Facebook CEO Mark Zuckerberg has won a legal battle against former Harvard classmates Cameron and Tyler Winklevoss who accuse him of stealing their idea for the social network. A three-judge appeals court panel ruled that the Winklevoss twins must accept a cash and stock settlement with Facebook that has been valued at $65 million.
The Winklevoss twins, along with Divya Narendra, started a company called ConnectU while at Harvard. They say Zuckerberg stole their idea and created Facebook, which the company now denies. The trio originally agreed to the aforementioned settlement but now argue that, based on an internal valuation that Facebook did not reveal, they should have received more Facebook shares as part of the deal.
A lower court previously granted Facebook's request to enforce the settlement with the Winklevoss twins and Narendra. The 9th Circuit has now agreed. "At some point, litigation must come to an end," 9th US Circuit Court of Appeals Chief Judge Alex Kozinski wrote according to Reuters. "That point has now been reached.

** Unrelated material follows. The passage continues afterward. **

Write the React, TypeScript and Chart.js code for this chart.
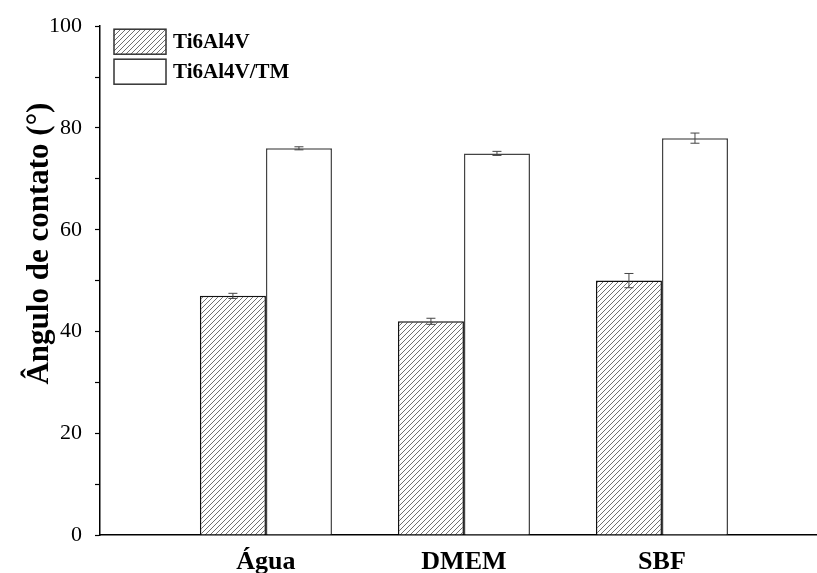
import React, { useEffect, useRef } from 'react';
import { Chart, registerables } from 'chart.js';

Chart.register(...registerables);

const categories = ['Água', 'DMEM', 'SBF'];
const seriesNames = ['Ti6Al4V', 'Ti6Al4V/TM'];
const ti6al4vValues = [47, 42, 50];
const ti6al4vErrors = [0.5, 0.6, 1.4];
const ti6al4vTMValues = [76, 75, 78];
const ti6al4vTMErrors = [0.3, 0.4, 1.0];
const yMin = 0;
const yMax = 100;
const yStep = 10;
const yLabelStep = 20;
const xMin = -0.838;
const xMax = 2.783;
const yTitle = 'Ângulo de contato (°)';

const SERIF = "'Liberation Serif', 'Times New Roman', serif";

function makeHatch(ctx: CanvasRenderingContext2D) {
  const s = 5;
  const c = document.createElement('canvas');
  c.width = s;
  c.height = s;
  const g = c.getContext('2d')!;
  g.fillStyle = '#ffffff';
  g.fillRect(0, 0, s, s);
  g.strokeStyle = '#707070';
  g.lineWidth = 1;
  g.beginPath();
  g.moveTo(0, s);
  g.lineTo(s, 0);
  g.moveTo(-1, 1);
  g.lineTo(1, -1);
  g.moveTo(s - 1, s + 1);
  g.lineTo(s + 1, s - 1);
  g.stroke();
  return ctx.createPattern(c, 'repeat');
}

const errorBarsPlugin = {
  id: 'errorBars',
  afterDatasetsDraw(chart: any) {
    const ctx = chart.ctx;
    const ys = chart.scales.y;
    chart.data.datasets.forEach((ds: any, di: number) => {
      const meta = chart.getDatasetMeta(di);
      meta.data.forEach((bar: any, i: number) => {
        const v = ds.data[i].y;
        const e = ds.errors[i];
        const x = bar.x;
        const top = ys.getPixelForValue(v + e);
        const bot = ys.getPixelForValue(v - e);
        ctx.save();
        ctx.strokeStyle = '#444';
        ctx.lineWidth = 1;
        ctx.beginPath();
        ctx.moveTo(x, top);
        ctx.lineTo(x, bot);
        ctx.moveTo(x - 4.5, top);
        ctx.lineTo(x + 4.5, top);
        ctx.moveTo(x - 4.5, bot);
        ctx.lineTo(x + 4.5, bot);
        ctx.stroke();
        ctx.restore();
      });
    });
  },
};

const legendPlugin = {
  id: 'customLegend',
  afterDraw(chart: any) {
    const ctx = chart.ctx;
    const area = chart.chartArea;
    chart.data.datasets.forEach((ds: any, i: number) => {
      const bx = area.left + 14;
      const by = area.top + 3 + i * 30;
      const bw = 52;
      const bh = 25;
      ctx.save();
      ctx.fillStyle = ds.backgroundColor;
      ctx.fillRect(bx, by, bw, bh);
      ctx.strokeStyle = '#333';
      ctx.lineWidth = 1.5;
      ctx.strokeRect(bx, by, bw, bh);
      ctx.fillStyle = '#000';
      ctx.font = `bold 21px ${SERIF}`;
      ctx.textAlign = 'left';
      ctx.textBaseline = 'middle';
      ctx.fillText(ds.label, bx + 59, by + bh / 2 + 1);
      ctx.restore();
    });
  },
};

const yTitlePlugin = {
  id: 'yTitle',
  afterDraw(chart: any) {
    const ctx = chart.ctx;
    const area = chart.chartArea;
    ctx.save();
    ctx.translate(area.left - 60, (area.top + area.bottom) / 2 - 37);
    ctx.rotate(-Math.PI / 2);
    ctx.fillStyle = '#000';
    ctx.font = `bold 31px ${SERIF}`;
    ctx.textAlign = 'center';
    ctx.textBaseline = 'middle';
    ctx.fillText(yTitle, 0, 0);
    ctx.restore();
  },
};

export default function App() {
  const ref = useRef<HTMLCanvasElement | null>(null);

  useEffect(() => {
    const canvas = ref.current!;
    const ctx = canvas.getContext('2d')!;
    const hatch = makeHatch(ctx);
    const chart = new Chart(ctx, {
      type: 'bar',
      data: {
        datasets: [
          {
            label: seriesNames[0],
            data: ti6al4vValues.map((y, i) => ({ x: i, y })),
            errors: ti6al4vErrors,
            backgroundColor: hatch,
            borderColor: '#111',
            borderWidth: 1.5,
          } as any,
          {
            label: seriesNames[1],
            data: ti6al4vTMValues.map((y, i) => ({ x: i, y })),
            errors: ti6al4vTMErrors,
            backgroundColor: '#ffffff',
            borderColor: '#444',
            borderWidth: 1.5,
          } as any,
        ],
      },
      options: {
        responsive: false,
        animation: false,
        devicePixelRatio: 1,
        categoryPercentage: 0.667,
        barPercentage: 1,
        layout: { padding: { top: 22, left: 0, right: 0, bottom: 0 } },
        plugins: {
          legend: { display: false },
          tooltip: { enabled: false },
        },
        scales: {
          x: {
            type: 'linear',
            position: 'bottom',
            offset: false,
            min: xMin,
            max: xMax,
            grid: { display: false, drawTicks: false, offset: false },
            border: { display: true, color: '#000', width: 1.5 },
            ticks: {
              stepSize: 1,
              includeBounds: false,
              autoSkip: false,
              maxRotation: 0,
              padding: 12,
              color: '#000',
              font: { family: SERIF, size: 26, weight: 'bold' },
              callback: (v: any) => (Number.isInteger(v) && categories[v] ? categories[v] : ''),
            },
            afterFit: (s: any) => {
              s.height = 38;
            },
          },
          y: {
            min: yMin,
            max: yMax,
            grid: {
              display: true,
              drawOnChartArea: false,
              drawTicks: true,
              tickLength: 5,
              tickColor: '#000',
              tickWidth: 1.2,
            },
            border: { display: true, color: '#000', width: 1.5 },
            ticks: {
              stepSize: yStep,
              autoSkip: false,
              padding: 13,
              color: '#000',
              font: { family: SERIF, size: 22 },
              callback: (v: any) => (v % yLabelStep === 0 ? String(v) : ''),
            },
            afterFit: (s: any) => {
              s.width = 100;
            },
          },
        },
      } as any,
      plugins: [errorBarsPlugin, legendPlugin, yTitlePlugin],
    });
    return () => chart.destroy();
  }, []);

  return (
    <div style={{ position: 'absolute', left: 0, top: 0, width: 817, height: 573, background: '#fff' }}>
      <canvas ref={ref} width={817} height={573} style={{ display: 'block' }} />
    </div>
  );
}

The Winklevosses are not the first parties bested by a competitor who then seek to gain through litigation what they were unable to achieve in the marketplace."

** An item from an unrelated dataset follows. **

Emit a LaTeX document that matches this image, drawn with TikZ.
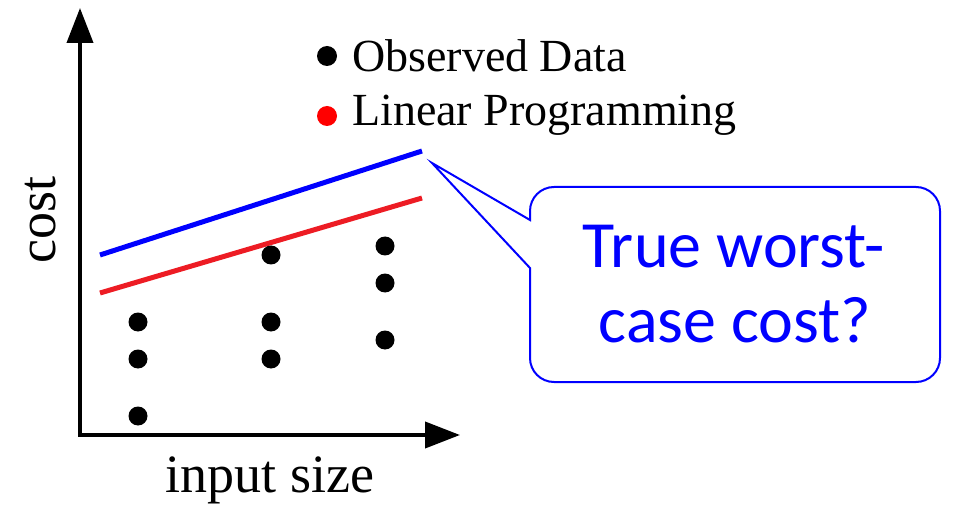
\documentclass[tikz,border=0pt]{standalone}
\usepackage{fontspec}
\setmainfont{Liberation Serif}
\newfontfamily\calloutfont{Carlito}
\usetikzlibrary{arrows.meta}
\definecolor{lpred}{RGB}{237,28,36}
\tikzset{
  datadot/.style={circle, fill=black, inner sep=0pt, minimum size=19pt},
  legdot/.style={circle, inner sep=0pt, minimum size=20pt},
  legtext/.style={anchor=base west, inner sep=0pt, font=\fontsize{46}{55}\selectfont},
  axislabel/.style={inner sep=0pt, font=\fontsize{54}{64}\selectfont},
  callouttext/.style={anchor=base, inner sep=0pt, text=blue, font=\calloutfont\fontsize{66}{75}\selectfont},
  axis/.style={line width=4pt, {Triangle[length=35pt,width=26pt]}-{Triangle[length=35pt,width=26pt]}},
  fitline/.style={line width=5pt}
}
\begin{document}
\begin{tikzpicture}[x=1pt,y=-1pt]
\useasboundingbox (0,0) rectangle (956,505);
% axes
\coordinate (ytip) at (80,8);
\coordinate (origin) at (80,435);
\coordinate (xtip) at (460,435);
\draw[axis] (ytip) -- (origin) -- (xtip);
\node[axislabel, anchor=base, rotate=90] (ylab) at (55,220) {cost};
\node[axislabel, anchor=base] (xlab) at (270,492) {input size};
% lines
\coordinate (b1) at (100,255);
\coordinate (b2) at (422,151);
\coordinate (r1) at (100,293);
\coordinate (r2) at (422,198);
\draw[fitline, blue] (b1) -- (b2);
\draw[fitline, lpred] (r1) -- (r2);
% data
\node[datadot] (d11) at (138,322) {};
\node[datadot] (d12) at (138,359) {};
\node[datadot] (d13) at (138,416) {};
\node[datadot] (d21) at (271,255) {};
\node[datadot] (d22) at (271,322) {};
\node[datadot] (d23) at (271,359) {};
\node[datadot] (d31) at (385,246) {};
\node[datadot] (d32) at (385,283) {};
\node[datadot] (d33) at (385,340) {};
% legend
\node[legdot, fill=black] (l1) at (327,56) {};
\node[legdot, fill=red] (l2) at (327,116) {};
\node[legtext] (t1) at (352,72) {Observed Data};
\node[legtext] (t2) at (352,126) {Linear Programming};
% callout
\coordinate (ptip) at (432,163);
\coordinate (pa) at (530,220);
\coordinate (pb) at (530,268);
\draw[blue, line width=2pt, line join=miter] (pb) [rounded corners=24pt] -- (530,382) -- (940,382) -- (940,187) -- (530,187) [sharp corners] -- (pa) -- (ptip) -- cycle;
\node[callouttext] (c1) at (734,267) {True worst-};
\node[callouttext] (c2) at (735,342) {case cost?};
\end{tikzpicture}
\end{document}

Jerome Falk Jr., the twin's attorney said his clients would seek a rehearing:
The Ninth Circuit has affirmed the District Court's enforcement of the settlement over my clients' objection on the ground that the settlement was obtained in violation of the federal securities laws. I appreciate the Ninth Circuit's thorough discussion of the issues. However, I respectfully disagree with the Ninth Circuit's conclusions. In my judgment, the opinion raises extremely significant questions of federal law that merit review by the entire Ninth Circuit Court of Appeals. For that reason, my colleagues and I will file a Petition For Rehearing En Banc within the next fifteen days.
A rehearing would occur before a larger group of 9th Circuit judges, which can overrule the three-judge panel, although only a fraction of cases undergo such a review. If the 9th Circuit refuses to rehear the case, the last option would be an appeal to the US Supreme Court.